While the COVID-19 pandemic has exposed many systemic flaws in our healthcare system, the critical drug shortages that are starting to cripple patient care across North America have not received much attention yet.
The first cracks to appear were the battles over personal protective equipment (PPE), where years of outsourcing and penny-pinching left many countries fighting over scarce Chinese-made mask supplies. We put all of our frontline providers and patients at risk to shave pennies off the cost of simple paper masks, which ironically are made with our own exported pulp-paper products. Since then we have seen provincial and federal governments scrambling to secure supplies with varying levels of success.
Now we are facing a scramble for drugs.
The occasional scarcity of specific generic drugs has been occurring for years and served as a warning sign of systemic flaws. Recently, Health Canada published a long list of critical care drugs that are either actively experiencing shortages or are predicted to be in dire shortage in the near future, meaning fewer patients may have access to modern medicines and potentially more unnecessary deaths in a system that is already reeling from devastating outbreaks in long-term care homes.
The main culprit is Canada’s long medical supply chain. Similar to PPE, Canada relies heavily on manufacturing plants in foreign countries, mainly in China and India, to provide us with the raw materials and/or the final end-use product. These raw materials are the precursors that precede the production of the Active Pharmaceutical Ingredient (API) and lead to the final product. The Health Canada list indicates that the vast majority of the precursors as well as APIs are sourced from these countries. India has already restricted export of certain precursors, partly explaining our supply shortages now, and other countries may follow suit should local outbreaks worsen. This is exactly what happened with masks as China, Taiwan and other countries limited the export of PPE when our needs were most acute.
It may have made sense at one point to outsource production of these drugs to reduce costs, allowing patients in Canada to benefit from lower retail prices.
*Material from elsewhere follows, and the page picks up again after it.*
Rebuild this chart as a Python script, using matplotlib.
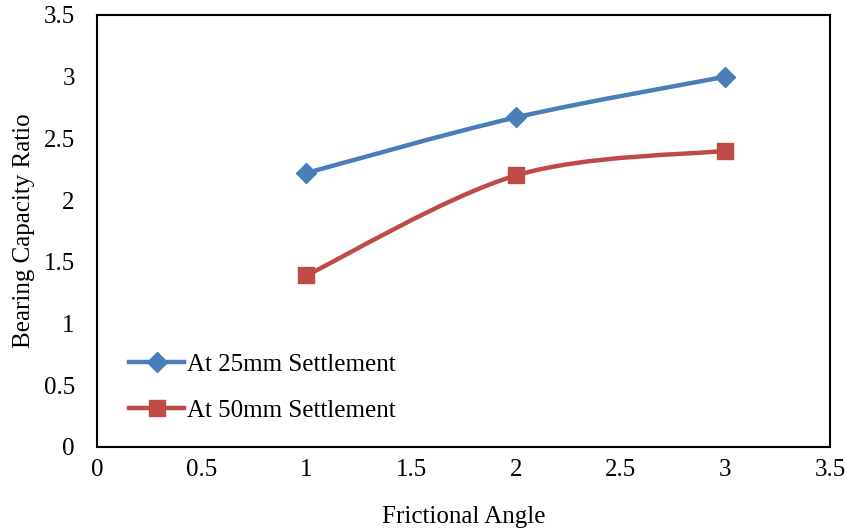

However, what made economic sense in an earlier era has left us in a strategically and medically vulnerable position.
To compound matters, frontline pharmacists, physicians and even hospitals and retail pharmacies have little visibility into these complicated supply chains, meaning shortages can be sudden and unexpected. Many hospitals do not have a real-time tracking system of their drug stock and update their supply levels manually. When they discover shortages, they have to resort to calling around or emailing colleagues to fill gaps in a time-consuming and haphazard fashion.
Thankfully, the crisis seems to have led to some degree of mobilization in both the private and public sectors and we know Health Canada is scrambling to secure supplies from across the world. All bets are off should our crisis escalate or if the U.S. or others decide to unilaterally cut off supply.
There are some short-term and long-term solutions that should be implemented. First, in addition to supporting government efforts at securing drug supplies, we need hospitals, pharma companies and group-purchasing organizations to allow more transparency into their supply chains. We need to know in advance when and where the shortages are going to be, not two months after the supply dries up.
Second, we must bring drug production back to Canada; we certainly have the requisite skills and know-how to produce locally. Costs will be higher and governments will need to guarantee orders to ensure we do not return to the same insecure system when the pandemic ends. We could have local production of many of these medications by the end of the year if we acted quickly.
Third, we need to build and secure local vaccine production. The scramble to produce vaccine doses, once one of the many candidates being tested is validated, is going to make the fight over PPE look tame. A vaccine is truly the only long-term way for a return to normal economic activity. Each day of delay is billions of dollars lost to our economy.
These goals are achievable but will require long-term coordination and planning as well as financial commitments from the business community and government. COVID-19 has presented a singular challenge to the health and well-being of Canadians; self-sufficiency in medications and vaccines is one of the strongest ways to meet that challenge head on.